Task brief =>
Omit every picture, and retype the lines that run from the beginning of the data below through the line containing "25, barGap: '-56%'", inclusive.

Material =>
'''
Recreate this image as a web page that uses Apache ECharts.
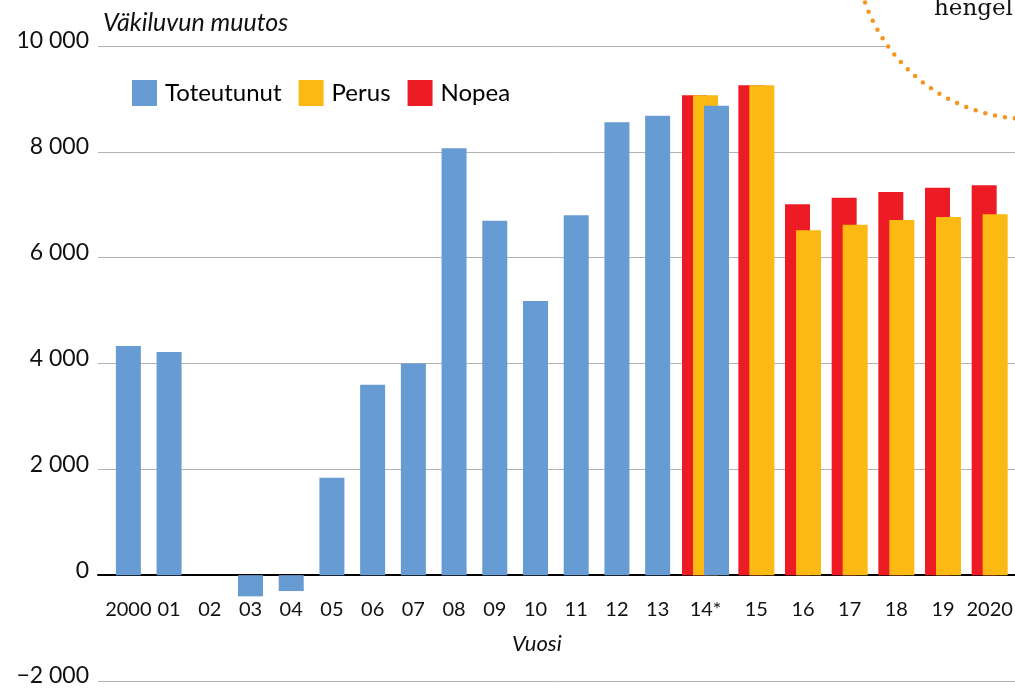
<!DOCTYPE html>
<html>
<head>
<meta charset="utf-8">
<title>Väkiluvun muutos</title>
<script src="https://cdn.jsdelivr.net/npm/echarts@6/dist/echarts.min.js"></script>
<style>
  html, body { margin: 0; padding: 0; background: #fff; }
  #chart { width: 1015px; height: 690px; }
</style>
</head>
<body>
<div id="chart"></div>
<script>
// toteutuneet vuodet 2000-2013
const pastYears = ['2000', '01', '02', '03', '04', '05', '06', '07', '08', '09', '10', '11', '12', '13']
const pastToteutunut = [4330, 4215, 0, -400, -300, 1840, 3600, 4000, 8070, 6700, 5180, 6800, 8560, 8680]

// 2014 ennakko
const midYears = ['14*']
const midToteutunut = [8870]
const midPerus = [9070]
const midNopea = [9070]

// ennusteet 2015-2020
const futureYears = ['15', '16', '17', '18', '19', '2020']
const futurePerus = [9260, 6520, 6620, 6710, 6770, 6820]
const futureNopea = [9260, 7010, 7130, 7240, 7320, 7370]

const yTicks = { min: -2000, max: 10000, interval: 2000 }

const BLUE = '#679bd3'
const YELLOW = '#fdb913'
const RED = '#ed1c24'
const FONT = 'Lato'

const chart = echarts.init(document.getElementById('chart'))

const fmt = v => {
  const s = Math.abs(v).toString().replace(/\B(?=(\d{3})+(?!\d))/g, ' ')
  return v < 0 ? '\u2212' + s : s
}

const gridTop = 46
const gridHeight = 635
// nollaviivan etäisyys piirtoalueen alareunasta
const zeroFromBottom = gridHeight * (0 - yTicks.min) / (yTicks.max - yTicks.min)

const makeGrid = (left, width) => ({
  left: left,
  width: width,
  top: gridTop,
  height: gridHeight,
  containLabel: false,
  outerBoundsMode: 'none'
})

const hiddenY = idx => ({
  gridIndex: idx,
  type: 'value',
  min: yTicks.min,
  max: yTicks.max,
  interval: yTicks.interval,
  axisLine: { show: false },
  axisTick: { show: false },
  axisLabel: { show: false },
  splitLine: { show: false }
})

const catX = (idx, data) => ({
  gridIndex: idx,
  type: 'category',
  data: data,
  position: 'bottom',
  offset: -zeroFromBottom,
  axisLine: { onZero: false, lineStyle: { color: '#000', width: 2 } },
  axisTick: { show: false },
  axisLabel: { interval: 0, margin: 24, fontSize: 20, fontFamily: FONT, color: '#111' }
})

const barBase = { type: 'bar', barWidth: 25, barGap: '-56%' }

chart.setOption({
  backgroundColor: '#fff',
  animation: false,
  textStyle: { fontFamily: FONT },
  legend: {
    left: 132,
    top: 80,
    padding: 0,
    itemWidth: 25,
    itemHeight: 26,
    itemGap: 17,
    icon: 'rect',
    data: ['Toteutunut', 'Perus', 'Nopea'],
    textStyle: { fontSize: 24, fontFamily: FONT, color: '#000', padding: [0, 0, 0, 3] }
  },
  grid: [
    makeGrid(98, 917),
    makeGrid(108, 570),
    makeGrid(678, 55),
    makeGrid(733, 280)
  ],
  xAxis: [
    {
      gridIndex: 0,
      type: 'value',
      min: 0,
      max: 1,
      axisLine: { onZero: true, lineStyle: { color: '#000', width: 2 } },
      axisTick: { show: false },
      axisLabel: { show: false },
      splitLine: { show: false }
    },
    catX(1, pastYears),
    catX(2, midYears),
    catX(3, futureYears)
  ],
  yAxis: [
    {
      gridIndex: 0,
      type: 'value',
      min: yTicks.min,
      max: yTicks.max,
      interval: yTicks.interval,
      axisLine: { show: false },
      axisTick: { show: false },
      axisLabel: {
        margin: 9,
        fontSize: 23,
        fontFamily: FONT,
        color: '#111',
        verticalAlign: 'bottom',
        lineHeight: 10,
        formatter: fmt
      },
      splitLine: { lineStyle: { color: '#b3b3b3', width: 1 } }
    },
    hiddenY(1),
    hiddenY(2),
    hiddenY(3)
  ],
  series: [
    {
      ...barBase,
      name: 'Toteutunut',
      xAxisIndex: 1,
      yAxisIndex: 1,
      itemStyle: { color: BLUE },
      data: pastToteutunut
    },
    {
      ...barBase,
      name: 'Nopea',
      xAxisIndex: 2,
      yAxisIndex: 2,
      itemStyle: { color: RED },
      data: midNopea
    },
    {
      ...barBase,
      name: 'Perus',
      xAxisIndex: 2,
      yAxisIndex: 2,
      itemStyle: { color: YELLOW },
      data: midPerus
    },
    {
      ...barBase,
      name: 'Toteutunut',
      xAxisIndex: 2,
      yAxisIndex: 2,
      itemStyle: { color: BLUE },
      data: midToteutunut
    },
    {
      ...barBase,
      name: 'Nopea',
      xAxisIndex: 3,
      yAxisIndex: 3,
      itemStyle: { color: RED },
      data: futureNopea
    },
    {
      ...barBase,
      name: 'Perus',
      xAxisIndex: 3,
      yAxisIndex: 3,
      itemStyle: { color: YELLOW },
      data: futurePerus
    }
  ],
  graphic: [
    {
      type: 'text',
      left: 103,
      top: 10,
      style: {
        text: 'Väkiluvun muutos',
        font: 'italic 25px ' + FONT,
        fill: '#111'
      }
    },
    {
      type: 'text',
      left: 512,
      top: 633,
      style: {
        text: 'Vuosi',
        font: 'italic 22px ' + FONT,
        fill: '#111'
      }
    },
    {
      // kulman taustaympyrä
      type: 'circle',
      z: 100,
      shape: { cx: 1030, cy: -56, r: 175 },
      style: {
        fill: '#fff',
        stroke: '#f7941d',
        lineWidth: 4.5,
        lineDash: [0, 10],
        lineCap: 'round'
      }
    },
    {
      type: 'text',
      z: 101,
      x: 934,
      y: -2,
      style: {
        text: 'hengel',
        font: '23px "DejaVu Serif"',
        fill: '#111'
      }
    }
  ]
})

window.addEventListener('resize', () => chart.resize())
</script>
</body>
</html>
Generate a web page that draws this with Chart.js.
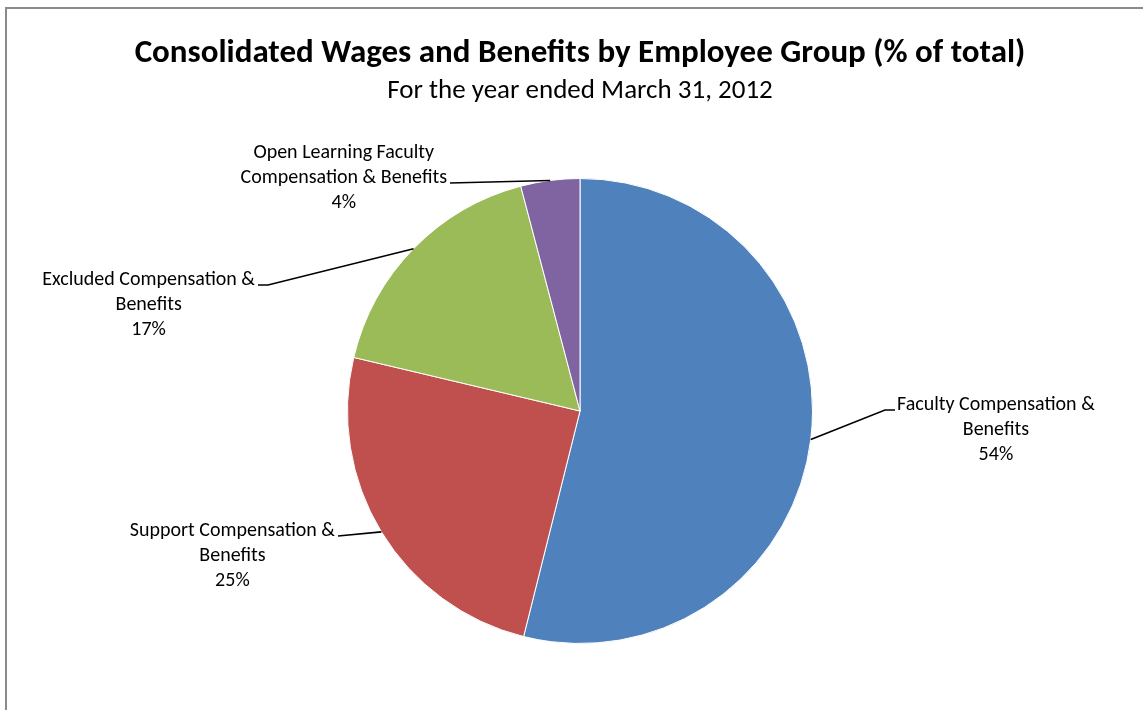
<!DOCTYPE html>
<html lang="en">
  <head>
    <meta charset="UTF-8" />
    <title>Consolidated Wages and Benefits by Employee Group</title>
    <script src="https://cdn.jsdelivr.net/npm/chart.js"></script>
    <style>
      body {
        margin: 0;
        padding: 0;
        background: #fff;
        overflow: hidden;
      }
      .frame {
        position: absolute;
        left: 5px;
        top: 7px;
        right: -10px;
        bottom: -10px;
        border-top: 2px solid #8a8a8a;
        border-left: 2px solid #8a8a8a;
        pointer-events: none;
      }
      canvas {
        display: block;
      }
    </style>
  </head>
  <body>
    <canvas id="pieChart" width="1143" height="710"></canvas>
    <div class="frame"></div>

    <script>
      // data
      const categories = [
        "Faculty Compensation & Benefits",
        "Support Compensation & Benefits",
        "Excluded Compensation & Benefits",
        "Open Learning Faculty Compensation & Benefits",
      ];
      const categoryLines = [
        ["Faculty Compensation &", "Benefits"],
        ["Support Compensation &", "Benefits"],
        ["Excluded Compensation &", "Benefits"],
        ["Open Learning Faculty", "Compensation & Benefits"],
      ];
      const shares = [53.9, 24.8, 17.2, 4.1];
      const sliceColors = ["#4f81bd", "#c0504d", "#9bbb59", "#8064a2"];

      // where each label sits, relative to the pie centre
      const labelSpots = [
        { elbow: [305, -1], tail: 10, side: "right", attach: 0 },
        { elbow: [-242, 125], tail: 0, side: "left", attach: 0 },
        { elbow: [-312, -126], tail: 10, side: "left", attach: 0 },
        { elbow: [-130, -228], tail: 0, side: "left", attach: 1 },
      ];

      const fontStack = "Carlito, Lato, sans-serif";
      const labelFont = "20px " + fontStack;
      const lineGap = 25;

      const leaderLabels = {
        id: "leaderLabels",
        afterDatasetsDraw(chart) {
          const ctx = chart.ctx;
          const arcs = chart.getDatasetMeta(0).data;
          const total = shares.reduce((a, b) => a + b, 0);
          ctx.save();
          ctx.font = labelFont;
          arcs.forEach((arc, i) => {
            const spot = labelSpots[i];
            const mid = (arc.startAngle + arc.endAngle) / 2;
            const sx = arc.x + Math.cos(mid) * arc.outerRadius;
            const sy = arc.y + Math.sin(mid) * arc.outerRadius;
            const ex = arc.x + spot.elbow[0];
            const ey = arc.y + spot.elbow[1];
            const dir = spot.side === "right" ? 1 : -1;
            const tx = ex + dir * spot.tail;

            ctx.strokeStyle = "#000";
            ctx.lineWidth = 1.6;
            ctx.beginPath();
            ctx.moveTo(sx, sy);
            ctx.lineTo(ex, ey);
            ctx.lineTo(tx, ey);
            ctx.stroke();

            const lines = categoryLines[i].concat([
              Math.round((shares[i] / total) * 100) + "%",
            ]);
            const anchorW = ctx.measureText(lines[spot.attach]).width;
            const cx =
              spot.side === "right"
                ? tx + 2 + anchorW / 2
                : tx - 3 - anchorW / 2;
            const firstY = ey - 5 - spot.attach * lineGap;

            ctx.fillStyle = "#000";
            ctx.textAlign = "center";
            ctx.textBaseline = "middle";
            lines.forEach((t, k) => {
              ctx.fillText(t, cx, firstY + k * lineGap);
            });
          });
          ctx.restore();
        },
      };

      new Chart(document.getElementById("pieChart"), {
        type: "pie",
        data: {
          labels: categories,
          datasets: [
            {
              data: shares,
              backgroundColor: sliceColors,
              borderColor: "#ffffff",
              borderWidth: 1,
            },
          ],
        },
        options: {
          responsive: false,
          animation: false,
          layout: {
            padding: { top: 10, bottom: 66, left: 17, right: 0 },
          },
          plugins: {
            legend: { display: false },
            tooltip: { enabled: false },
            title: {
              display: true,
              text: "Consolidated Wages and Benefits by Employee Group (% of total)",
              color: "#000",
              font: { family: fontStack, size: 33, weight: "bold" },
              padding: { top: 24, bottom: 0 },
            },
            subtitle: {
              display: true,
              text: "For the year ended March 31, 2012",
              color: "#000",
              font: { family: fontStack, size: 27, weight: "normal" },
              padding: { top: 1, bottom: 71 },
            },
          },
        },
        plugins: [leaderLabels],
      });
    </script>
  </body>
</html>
'''
Correct result =>
Recreate this image as a web page that uses Apache ECharts.
<!DOCTYPE html>
<html>
<head>
<meta charset="utf-8">
<title>Väkiluvun muutos</title>
<script src="https://cdn.jsdelivr.net/npm/echarts@6/dist/echarts.min.js"></script>
<style>
  html, body { margin: 0; padding: 0; background: #fff; }
  #chart { width: 1015px; height: 690px; }
</style>
</head>
<body>
<div id="chart"></div>
<script>
// toteutuneet vuodet 2000-2013
const pastYears = ['2000', '01', '02', '03', '04', '05', '06', '07', '08', '09', '10', '11', '12', '13']
const pastToteutunut = [4330, 4215, 0, -400, -300, 1840, 3600, 4000, 8070, 6700, 5180, 6800, 8560, 8680]

// 2014 ennakko
const midYears = ['14*']
const midToteutunut = [8870]
const midPerus = [9070]
const midNopea = [9070]

// ennusteet 2015-2020
const futureYears = ['15', '16', '17', '18', '19', '2020']
const futurePerus = [9260, 6520, 6620, 6710, 6770, 6820]
const futureNopea = [9260, 7010, 7130, 7240, 7320, 7370]

const yTicks = { min: -2000, max: 10000, interval: 2000 }

const BLUE = '#679bd3'
const YELLOW = '#fdb913'
const RED = '#ed1c24'
const FONT = 'Lato'

const chart = echarts.init(document.getElementById('chart'))

const fmt = v => {
  const s = Math.abs(v).toString().replace(/\B(?=(\d{3})+(?!\d))/g, ' ')
  return v < 0 ? '\u2212' + s : s
}

const gridTop = 46
const gridHeight = 635
// nollaviivan etäisyys piirtoalueen alareunasta
const zeroFromBottom = gridHeight * (0 - yTicks.min) / (yTicks.max - yTicks.min)

const makeGrid = (left, width) => ({
  left: left,
  width: width,
  top: gridTop,
  height: gridHeight,
  containLabel: false,
  outerBoundsMode: 'none'
})

const hiddenY = idx => ({
  gridIndex: idx,
  type: 'value',
  min: yTicks.min,
  max: yTicks.max,
  interval: yTicks.interval,
  axisLine: { show: false },
  axisTick: { show: false },
  axisLabel: { show: false },
  splitLine: { show: false }
})

const catX = (idx, data) => ({
  gridIndex: idx,
  type: 'category',
  data: data,
  position: 'bottom',
  offset: -zeroFromBottom,
  axisLine: { onZero: false, lineStyle: { color: '#000', width: 2 } },
  axisTick: { show: false },
  axisLabel: { interval: 0, margin: 24, fontSize: 20, fontFamily: FONT, color: '#111' }
})

const barBase = { type: 'bar', barWidth: 25, barGap: '-56%' }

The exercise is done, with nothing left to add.